Even in a city that is 83 percent African-American, and where the median income is under $30,000, home purchasing favors those with liquid cash assets. That is, people who, disproportionately, are upper-income and white. . . .
In all but a handful of Detroit neighborhoods, you better have cash on hand for both the purchase price and the tens of thousands of dollars of rehab work. Loans here are nearly impossible to find.
Clark, a prolific freelancer who is editor of "A Detroit Anthology," compiles this evidence:
- Of the 462 [Detroit] mortgages in 2014, 364 went for homes that cost more than $52,000, even as the average house price varied between about $32,000 and $40,000.
- In 2013, 35 percent of mortgage applications were submitted by black applicants and 25 percent by white applicants.
- Black applicants were six times more likely to be denied a mortgage due to poor credit than white applicants.
The deeply researched article has two views of post-bankruptcy Detroit. One shows "select neighborhoods where the narrative is about revival."
Historic residences in Detroit’s most gracious communities are asking for eye-popping prices: $749,500 and $530,000 in Indian Village, $1.55 million in Palmer Woods, $500,000 in Lafayette Park, $80,000 for a high-rise condo in Harbortown, $1.125 million for a downtown penthouse.
Over the last decade, home values have nearly doubled along the Woodward corridor, which cuts through the center of the city, and they’ve increased by nearly two-thirds on the eastern riverfront. . . . “Move to Detroit” is the hip mantra echoing in New York City, Houston and well beyond.
Not always a great deal
In contrast, a second perspective is visible "across vast swaths of the city . . . [with] swiftly deteriorating homes scrapped of water heaters, furnaces and plumbing."
Exposed to the elements, the historic molding absorbs moisture and crumbles.
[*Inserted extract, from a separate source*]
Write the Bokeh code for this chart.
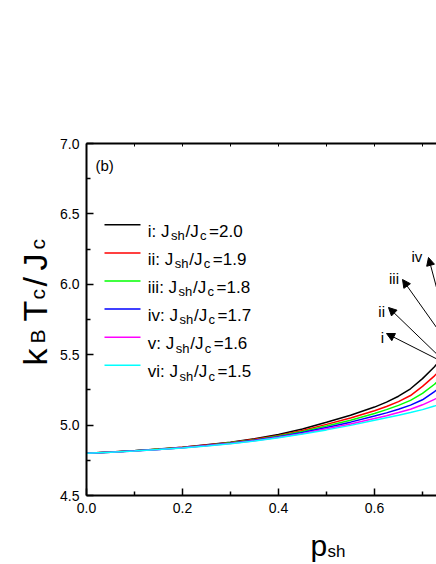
import math
from bokeh.plotting import figure
from bokeh.models import (Range1d, LinearAxis, FixedTicker, PrintfTickFormatter,
                          Label, Arrow, NormalHead)
from bokeh.embed import file_html
from bokeh.resources import INLINE

# ---------------- data ----------------
p_sh = [0.000, 0.050, 0.100, 0.150, 0.200, 0.250, 0.300, 0.350, 0.400, 0.450,
        0.500, 0.550, 0.600, 0.625, 0.650, 0.675, 0.700, 0.725, 0.750]
tc_i = [4.800, 4.809, 4.818, 4.830, 4.843, 4.860, 4.879, 4.903, 4.933, 4.972,
        5.020, 5.070, 5.128, 5.163, 5.205, 5.258, 5.330, 5.415, 5.520]
tc_ii = [4.800, 4.809, 4.817, 4.829, 4.842, 4.858, 4.876, 4.899, 4.927, 4.962,
         5.005, 5.050, 5.102, 5.132, 5.167, 5.210, 5.275, 5.350, 5.440]
tc_iii = [4.800, 4.808, 4.817, 4.828, 4.841, 4.856, 4.874, 4.895, 4.922, 4.955,
          4.994, 5.035, 5.083, 5.110, 5.140, 5.176, 5.225, 5.290, 5.370]
tc_iv = [4.800, 4.808, 4.817, 4.827, 4.840, 4.855, 4.872, 4.892, 4.917, 4.948,
         4.983, 5.021, 5.064, 5.087, 5.113, 5.142, 5.180, 5.238, 5.305]
tc_v = [4.800, 4.808, 4.816, 4.827, 4.839, 4.853, 4.870, 4.889, 4.913, 4.941,
        4.974, 5.008, 5.047, 5.067, 5.089, 5.113, 5.144, 5.183, 5.230]
tc_vi = [4.800, 4.808, 4.816, 4.826, 4.838, 4.852, 4.868, 4.887, 4.910, 4.936,
         4.966, 4.998, 5.034, 5.052, 5.070, 5.089, 5.110, 5.135, 5.165]

series = [tc_i, tc_ii, tc_iii, tc_iv, tc_v, tc_vi]
series_names = ["i", "ii", "iii", "iv", "v", "vi"]
ratios = ["2.0", "1.9", "1.8", "1.7", "1.6", "1.5"]
colors = ["#000000", "#ff0000", "#00ff00", "#0000ff", "#ff00ff", "#00ffff"]
arrow_labels = ["i", "ii", "iii", "iv"]

x_major = [0.0, 0.2, 0.4, 0.6]
x_minor = [0.1, 0.3, 0.5, 0.7]
y_major = [4.5, 5.0, 5.5, 6.0, 6.5, 7.0]
y_minor = [4.75, 5.25, 5.75, 6.25, 6.75]

# ---------------- layout ----------------
FONT = "Liberation Sans"
W, H = 436, 564
FL, FT, FB = 86, 143, 69          # where the axes box sits inside the canvas
XA, XB = 0.0, (W - FL) / 480.0    # visible p_sh span of the box
YA, YB = 4.5, 7.0
PX_X = (W - FL) / (XB - XA)       # px per x unit
PX_Y = (H - FT - FB) / (YB - YA)  # px per y unit
X0 = XA - FL / PX_X
X1 = XB
Y0 = YA - FB / PX_Y
Y1 = YB + FT / PX_Y

def sx(img_x):
    return X0 + img_x / PX_X

def sy(img_y):
    return Y1 - img_y / PX_Y

p = figure(width=W, height=H, output_backend="svg", toolbar_location=None,
           x_range=Range1d(X0, X1), y_range=Range1d(Y0, Y1),
           x_axis_type=None, y_axis_type=None, min_border=0)
p.outline_line_color = None
p.background_fill_color = "white"
p.border_fill_color = "white"

def style_axis(ax, major, minor, tick_in, minor_in, labels=True, lw=2):
    ax.ticker = FixedTicker(ticks=major, minor_ticks=minor)
    ax.formatter = PrintfTickFormatter(format="%.1f")
    ax.axis_line_width = lw
    ax.axis_line_color = "black"
    ax.major_tick_in = tick_in
    ax.major_tick_out = 0
    ax.minor_tick_in = minor_in
    ax.minor_tick_out = 0
    ax.major_tick_line_width = 1.5
    ax.minor_tick_line_width = 1.5
    ax.major_tick_line_color = "black"
    ax.minor_tick_line_color = "black"
    ax.major_label_text_font = FONT
    ax.major_label_text_font_size = "14px"
    ax.major_label_text_color = "black" if labels else None

xb = LinearAxis(fixed_location=YA, bounds=(XA, 1.0))
style_axis(xb, x_major, x_minor, 7, 4)
xb.major_label_standoff = 7
p.add_layout(xb, "below")

yl = LinearAxis(fixed_location=XA, bounds=(YA, YB))
style_axis(yl, y_major, y_minor, 7, 4)
yl.major_label_standoff = 7
p.add_layout(yl, "left")

xt = LinearAxis(fixed_location=YB, bounds=(XA, 1.0))
style_axis(xt, x_major, x_minor, 3, 3, labels=False, lw=2)
xt.major_tick_line_width = 1
xt.minor_tick_line_width = 1
p.add_layout(xt, "above")

# ---------------- curves ----------------
for ys, c in zip(series, colors):
    p.line(p_sh, ys, line_color=c, line_width=1.5)

# ---------------- legend (manual, with subscripts) ----------------
AW = {"i": 222, "v": 500, ":": 278, " ": 278, "J": 500}

def tw(s, size):
    return sum(AW.get(ch, 556) for ch in s) * size / 1000.0

def lab(x, y, text, size, **kw):
    p.add_layout(Label(x=x, y=y, text=text, text_font=FONT,
                       text_font_size=f"{size}px", text_color="black",
                       text_baseline=kw.pop("baseline", "alphabetic"),
                       text_align=kw.pop("align", "left"), **kw))

MAIN, SUB = 17, 13
for k, (name, r, c) in enumerate(zip(series_names, ratios, colors)):
    ly = 224.3 + k * 28.1
    p.segment(x0=[sx(104)], y0=[sy(ly)], x1=[sx(140)], y1=[sy(ly)],
              line_color=c, line_width=1.5)
    base = ly + 6.5
    first = f"{name}: J"
    x0 = 147.3
    lab(sx(x0), sy(base), first, MAIN)
    end = x0 + tw(first, MAIN)
    lab(sx(end + 1.5), sy(base + 4.3), "sh", SUB)
    lab(sx(end + 16.0), sy(base), "/J", MAIN)
    lab(sx(end + 30.5), sy(base + 4.3), "c", SUB)
    lab(sx(end + 39.5), sy(base), "=" + r, MAIN)

# panel tag
lab(sx(95), sy(165), "(b)", 15)

# ---------------- arrows ----------------
heads = [(386, 333), (388, 307), (402, 279), (428, 257)]
tails = [(450, 365.4), (450, 366.8), (450, 346.7), (450, 339.5)]
text_pos = [(382, 336.7), (381.2, 310.7), (393.5, 278.3), (416.3, 256)]
for (hx, hy), (tx, ty), (lx, lyy), t in zip(heads, tails, text_pos, arrow_labels):
    p.add_layout(Arrow(end=NormalHead(size=8, fill_color="black", line_color="black",
                                      line_width=1),
                       x_start=sx(tx), y_start=sy(ty), x_end=sx(hx), y_end=sy(hy),
                       line_color="black", line_width=1))
    lab(sx(lx), sy(lyy), t, 15, align="center")

# ---------------- axis titles ----------------
ANG = math.pi / 2
lab(sx(34), sy(365), "k", 34, angle=ANG)
lab(sx(37), sy(343), "B", 21, angle=ANG)
lab(sx(34), sy(321), "T", 34, angle=ANG)
lab(sx(37), sy(299), "c", 21, angle=ANG)
lab(sx(34), sy(286), "/", 34, angle=ANG)
lab(sx(34), sy(270), "J", 34, angle=ANG)
lab(sx(37), sy(249), "c", 21, angle=ANG)

lab(sx(310), sy(545), "p", 30)
lab(sx(327), sy(551), "sh", 17)

open("out.html", "w").write(file_html(p, INLINE))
Animals take shelter inside their walls, or squatters, or drug dealers. Or all three.
Should someone take an interest in buying one of these homes, it might be priced as low as $500 or $1,000. That’s a loss for the seller; average home sale prices in Detroit have fallen nearly 28 percent since 2006.
But it’s not necessarily a great deal for the buyer either. The title may come with a forbidding burden of back taxes and water bills.
And the cost of rehabbing these cheap houses and making them livable can range from $50,000 to $90,000 for a small bungalow. Renovation will cost more than these homes will sell for.
Next City and Clark tackle urban affairs coverage the way serious magazines and newspapers do -- investing time and street-level reporting to supplement data and experts' comments.
The reporter explains the pivotal role of appraisers who evaluate mortgage applicants' properties for banks -- sometimes delivering "an appraisal that is lower than the agreed-upon price, which usually torpedoes the mortgage and the sale."
The low appraisals also lead to a problem for owners who want to stay in their home but need to access equity to make improvements. When such an owner goes to refinance at the bank, they find that their $140,000 house is now valued at $17,000 — and there is no equity for them to access. This harms the individual, and further deteriorates the value of the home, setting the stage for the nearly inevitable cash sale at a low price if the owner does ultimately choose to put the house on the market.
Brace yourself for another startling eye-opener, this time from Patrick Ervin, executive managing director of Talmer Bank. Astonishingly, he tells Clark:
“You have to start off, very basically, with an appraiser who is willing to go into the city. Many appraisers flat-out refuse to go into the city, or into a neighborhood. That’s just a fact. There’s no way to pretty it up.”
On a weekday afternoon this fall, Clark visited residential blocks near Marygrove College, south of 7 Mile on the northwest side -- "a tipping point neighborhood, one that may be able to get back on its feet after a bruising few years"
Or not. What happens now depends on solving Detroit’s redlining problem.
Her article has a stark subhead at the top: "Redlining is alive, well and dangerous in Detroit."